Behold the behemoth, stomping to a market near you. Canada’s largest insurer, which currently claims around 12 percent of market share, wants to get even bigger.

“Our view is that there will be more consolidation in the coming years,” says Intact president Jean-François Blais, “and that we want to participate and increase our market share to somewhere around 25 percent… We’re looking at opportunities all the time. That’s our job.”

To double its size, Intact will introduce a slew of new products in 2016, starting with overland flood coverage in February. Blais expects 90 percent of Canadians to be eligible for the endorsement, which, like with other insurers, includes sewer backup “to simplify the buying experience.”

And then, of course, there’s the sharing economy.
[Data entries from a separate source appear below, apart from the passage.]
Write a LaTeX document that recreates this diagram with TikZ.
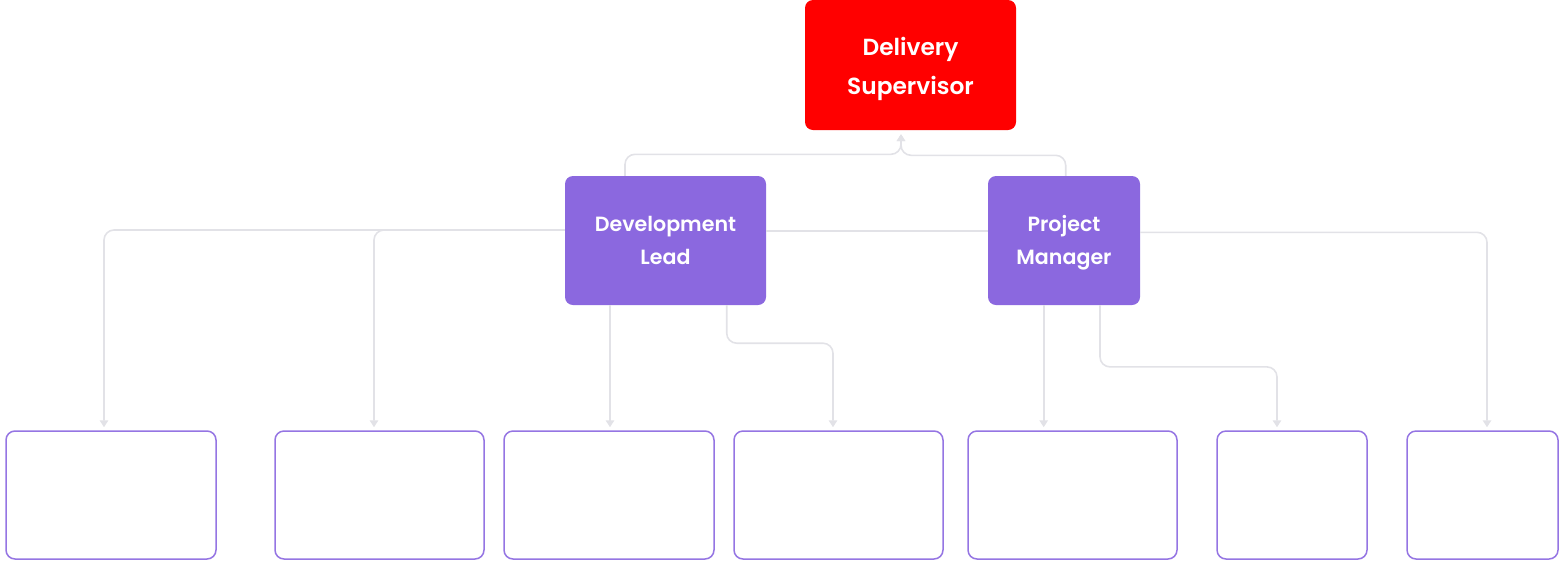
\documentclass[tikz,border=0pt]{standalone}
\usepackage{fontspec}
\setmainfont{Poppins}[UprightFont={* SemiBold}]
\usetikzlibrary{arrows.meta,calc}
\definecolor{dsred}{HTML}{FF0000}
\definecolor{lead}{HTML}{8B68DF}
\definecolor{leafline}{HTML}{9575E3}
\definecolor{conngray}{HTML}{E2E2E7}
\newcommand{\tp}{\raisebox{6pt}{\vphantom{l}}}
\newcommand{\tpbig}{\raisebox{10pt}{\vphantom{l}}}
\newcommand{\bt}{\vphantom{g}}
\tikzset{
  topbox/.style={fill=dsred, draw=none, rounded corners=8pt, minimum width=211pt, minimum height=130pt,
    text=white, align=center, font=\fontsize{23.3}{39}\selectfont, inner sep=0pt},
  midbox/.style={fill=lead, draw=none, rounded corners=8pt, minimum height=129pt,
    text=white, align=center, font=\fontsize{20.6}{33}\selectfont, inner sep=0pt},
  leafbox/.style={fill=white, draw=leafline, line width=1.5pt, rounded corners=9pt, minimum height=128pt, inner sep=0pt},
  conn/.style={draw=conngray, line width=1.6pt, rounded corners=10pt},
  arr/.style={-{Triangle[width=8.5pt,length=7pt]}}
}
\begin{document}
\begin{tikzpicture}[x=1pt,y=-1pt]
\useasboundingbox (0,0) rectangle (1563,582);
\node[topbox] (DS) at (910.5,65) {\tpbig Delivery\\Supervisor\bt};
\node[midbox, minimum width=201pt] (DL) at (665.5,240.5) {\tp Development\\Lead\bt};
\node[midbox, minimum width=152pt] (PM) at (1064,240.5) {\tp Project\\Manager\bt};
\node[leafbox, minimum width=210pt] (b1) at (111,495) {};
\node[leafbox, minimum width=209pt] (b2) at (379.5,495) {};
\node[leafbox, minimum width=210pt] (b3) at (609,495) {};
\node[leafbox, minimum width=209pt] (b4) at (838.5,495) {};
\node[leafbox, minimum width=209pt] (b5) at (1072.5,495) {};
\node[leafbox, minimum width=150pt] (b6) at (1292,495) {};
\node[leafbox, minimum width=151pt] (b7) at (1482.5,495) {};
% up to supervisor
\draw[conn,arr] ($(DL.north)+(-40.5,0)$) -- ++(0,-21.5) -| ($(DS.south)+(-9.5,4)$);
\draw[conn,arr] ($(PM.north)+(1.7,0)$) -- ++(0,-20.5) -| ($(DS.south)+(-9.5,4)$);
% from development lead
\draw[conn,arr] ($(DL.west)+(0,-10.5)$) -| ($(b1.north)+(-7,-3)$);
\draw[conn,arr] ($(DL.west)+(0,-10.5)$) -| ($(b2.north)+(-5.5,-3)$);
\draw[conn] ($(DL.east)+(0,-9.8)$) -- ($(PM.west)+(0,-9.8)$);
\draw[conn,arr] ($(DL.south)+(-55.5,0)$) -- ($(b3.north)+(1,-3)$);
\draw[conn,arr] ($(DL.south)+(61.2,0)$) -- ++(0,38) -| ($(b4.north)+(-5.5,-3)$);
% from project manager
\draw[conn,arr] ($(PM.south)+(-20.3,0)$) -- ($(b5.north)+(-28.8,-3)$);
\draw[conn,arr] ($(PM.south)+(36,0)$) -- ++(0,61.7) -| ($(b6.north)+(-15,-3)$);
\draw[conn,arr] ($(PM.east)+(0,-8.2)$) -| ($(b7.north)+(4.5,-3)$);
\end{tikzpicture}
\end{document}
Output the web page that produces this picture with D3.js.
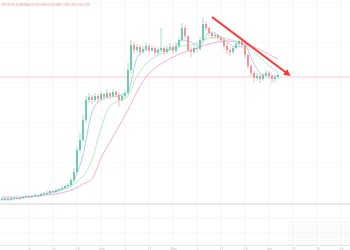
<!DOCTYPE html>
<html>
<head>
<meta charset="utf-8">
<script src="https://cdn.jsdelivr.net/npm/d3@7"></script>
<style>
  body { margin: 0; background: #fff; }
  svg { display: block; }
</style>
</head>
<body>
<div id="chart"></div>
<script>
// candle data (price units)
var opens  = [3,4,4,3,4,5,4,5,6,7,6,7,8,7,9,10,10,12,11,13,14,15,17,18,23,31,53,63,83,103,106,103,107,104,109,106,110,107,111,108,103,107,110,133,158,153,156,151,154,157,153,155,150,153,155,151,154,156,152,157,163,175,167,153,151,155,154,163,179,175,170,167,168,165,163,157,153,151,155,159,162,158,148,137,130,125,127,124,128,130,127,124,126];
var closes = [4,4,3,4,5,4,5,6,7,6,7,8,7,9,10,10,12,11,13,14,15,17,18,23,31,53,63,83,103,106,103,107,104,109,106,110,107,111,108,103,107,110,133,158,153,156,151,154,157,153,155,150,153,155,151,154,156,152,157,163,175,167,153,151,155,154,163,179,175,170,167,168,165,163,157,153,151,155,159,162,158,148,137,130,125,127,124,128,130,127,124,126,128];
var highs  = [5,5,5,5,6,6,6,7,8,8,8,9,9,10,11,12,13,13,14,15,17,18,20,25,35,56,70,88,107,110,108,110,109,112,110,114,111,114,113,110,110,113,140,163,161,159,158,157,160,159,158,157,156,175,157,157,160,158,161,166,180,178,168,156,158,157,166,186,182,176,172,171,169,167,166,160,156,157,161,164,163,160,150,139,132,130,129,130,133,132,129,128,130];
var lows   = [1,2,2,2,3,3,3,4,5,5,5,6,6,6,8,8,9,10,10,12,13,14,15,16,21,29,50,61,80,100,99,101,100,102,103,104,104,105,106,96,101,105,108,130,150,150,148,149,152,150,151,147,148,151,148,149,152,149,150,155,161,164,151,146,149,150,152,161,172,167,164,164,162,160,154,149,147,149,153,157,155,145,134,127,121,122,120,122,125,124,120,121,124];

// moving averages, sampled every third candle (last point = last candle)
var maIndex = [0,3,6,9,12,15,18,21,24,27,30,33,36,39,42,45,48,51,54,57,60,63,66,69,72,75,78,81,84,87,90,92];
var maFast  = [4,4,5,6,7,9,12,15,23,48,91,103,106,107,111,145,153,153,153,154,163,161,157,171,168,161,156,157,139,128,127,127];
var maMid   = [4,5,5,6,7,9,11,14,19,27,43,75,97,102,107,127,139,146,151,154,157,158,161,165,166,164,162,158,151,143,135,131];
var maSlow  = [6,6,6,6.5,7,8,9,11,14,19,24,45,61,77,93,111,126,135,141,146,150,153,156,159,161,162,161,159,156,152,147,144];

var lastPrice = 126;
var arrowFrom = [70, 186];   // [candle index, price]
var arrowTo   = [95.3, 129];

var tickIndex  = [9,17,25,33,41,49,57,65,73,81,89,97,105,113];
var tickLabels = ["8","16","24","Feb","9","17","Mar","9","17","25","Apr","10","18","26"];

var title = "BTCPLN, 1D, BITBAY  O160.50K H165.04K L158.12K C162.37K";

var width = 350, height = 250;
var paneBottom = 203;

var svg = d3.select("#chart").append("svg")
  .attr("width", width)
  .attr("height", height);

var x = d3.scaleLinear().domain([0, 116]).range([2, 350]);
var y = d3.scaleLinear().domain([0, 203]).range([paneBottom, 0]);

// grid
svg.append("g").selectAll("line")
  .data(tickIndex)
  .enter().append("line")
  .attr("x1", d => x(d)).attr("x2", d => x(d))
  .attr("y1", 0).attr("y2", 245)
  .attr("stroke", "#f5f5f5").attr("stroke-width", 1);

svg.append("g").selectAll("line")
  .data([40, 80, 120, 160, 200])
  .enter().append("line")
  .attr("x1", 0).attr("x2", width)
  .attr("y1", d => y(d)).attr("y2", d => y(d))
  .attr("stroke", "#f7f7f7");

[218, 233].forEach(function(gy) {
  svg.append("line").attr("x1", 0).attr("x2", width)
    .attr("y1", gy).attr("y2", gy).attr("stroke", "#f5f5f5");
});

// dotted patch bottom right
var defs = svg.append("defs");
defs.append("pattern").attr("id", "dots")
  .attr("width", 2).attr("height", 2).attr("patternUnits", "userSpaceOnUse")
  .append("rect").attr("width", 1).attr("height", 1).attr("fill", "#f1f1f1");
svg.append("rect").attr("x", 287).attr("y", 222).attr("width", 63).attr("height", 23)
  .attr("fill", "url(#dots)");

// pane divider and time axis line
svg.append("rect").attr("x", 0).attr("y", paneBottom).attr("width", width).attr("height", 2)
  .attr("fill", "#e8e8e8");
svg.append("line").attr("x1", 0).attr("x2", width).attr("y1", 245.5).attr("y2", 245.5)
  .attr("stroke", "#e6e6e6");

// last price line
svg.append("line")
  .attr("x1", 0).attr("x2", width)
  .attr("y1", y(lastPrice)).attr("y2", y(lastPrice))
  .attr("stroke", "#f8d0d0").attr("stroke-width", 1);

// moving averages
var line = d3.line()
  .x(function(d) { return x(d[0]); })
  .y(function(d) { return y(d[1]); })
  .curve(d3.curveMonotoneX);

function drawMA(vals, color) {
  svg.append("path")
    .datum(maIndex.map(function(i, k) { return [i, vals[k]]; }))
    .attr("fill", "none")
    .attr("stroke", color)
    .attr("stroke-width", 1)
    .attr("d", line);
}
drawMA(maSlow, "#eeb0e0");
drawMA(maMid, "#b6ecc8");
drawMA(maFast, "#b4cbf4");

// candles
var candles = svg.append("g").selectAll("g")
  .data(closes.map(function(c, i) {
    return { i: i, o: opens[i], c: c, h: highs[i], l: lows[i] };
  }))
  .enter().append("g");

candles.append("line")
  .attr("x1", d => x(d.i)).attr("x2", d => x(d.i))
  .attr("y1", d => y(d.h)).attr("y2", d => y(d.l))
  .attr("stroke", d => d.c >= d.o ? "#a3dfcc" : "#f7b8b8")
  .attr("stroke-width", 1);

candles.append("rect")
  .attr("x", d => x(d.i) - 1)
  .attr("width", 2)
  .attr("y", d => y(Math.max(d.o, d.c)))
  .attr("height", d => Math.max(1, Math.abs(y(d.o) - y(d.c))))
  .attr("fill", d => d.c >= d.o ? "#6ccdad" : "#f29598");

// trend arrow
defs.append("marker").attr("id", "head")
  .attr("viewBox", "0 0 10 10").attr("refX", 5).attr("refY", 5)
  .attr("markerWidth", 3.4).attr("markerHeight", 3.4)
  .attr("orient", "auto")
  .append("path").attr("d", "M0,0L10,5L0,10z").attr("fill", "#ff3333");

svg.append("line")
  .attr("x1", x(arrowFrom[0])).attr("y1", y(arrowFrom[1]))
  .attr("x2", x(arrowTo[0])).attr("y2", y(arrowTo[1]))
  .attr("stroke", "#ff3333").attr("stroke-width", 2)
  .attr("marker-end", "url(#head)");

// title
svg.append("text")
  .attr("x", 2).attr("y", 5.5)
  .attr("font-family", "Roboto, sans-serif")
  .attr("font-size", 4)
  .attr("textLength", 88)
  .attr("fill", "#f3a6a6")
  .text(title);

// time axis
var axis = svg.append("g")
  .attr("transform", "translate(0,245)")
  .call(d3.axisBottom(x).tickValues(tickIndex).tickSize(0)
    .tickFormat(function(d, i) { return tickLabels[i]; }));
axis.select(".domain").remove();
axis.selectAll("text")
  .attr("dy", 0).attr("y", 5)
  .attr("font-family", "Roboto, sans-serif")
  .attr("font-size", 3.5)
  .attr("fill", "#c4c4c4");
</script>
</body>
</html>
In September, Intact announced it was developing auto insurance for Uber drivers, and the company “will look at other projects in the sharing economy too” throughout the year. Blais can’t confirm any details until he hears back from regulators but says the main point is to eliminate any gaps in coverage for Uber drivers.

Next year will also see telematics— possibly in app form—enter the Alberta market (it’s currently available in New Brunswick, Nova Scotia, Quebec and Ontario). On the commercial side, Intact will introduce drone insurance.

“The technology is a big topic; it’s important,” says Blais. “But insurance, it’s about people. It’s about the trust… The complexity of new products is, for me, better served right now with the help of a good advisor, which is the purpose of the broker.”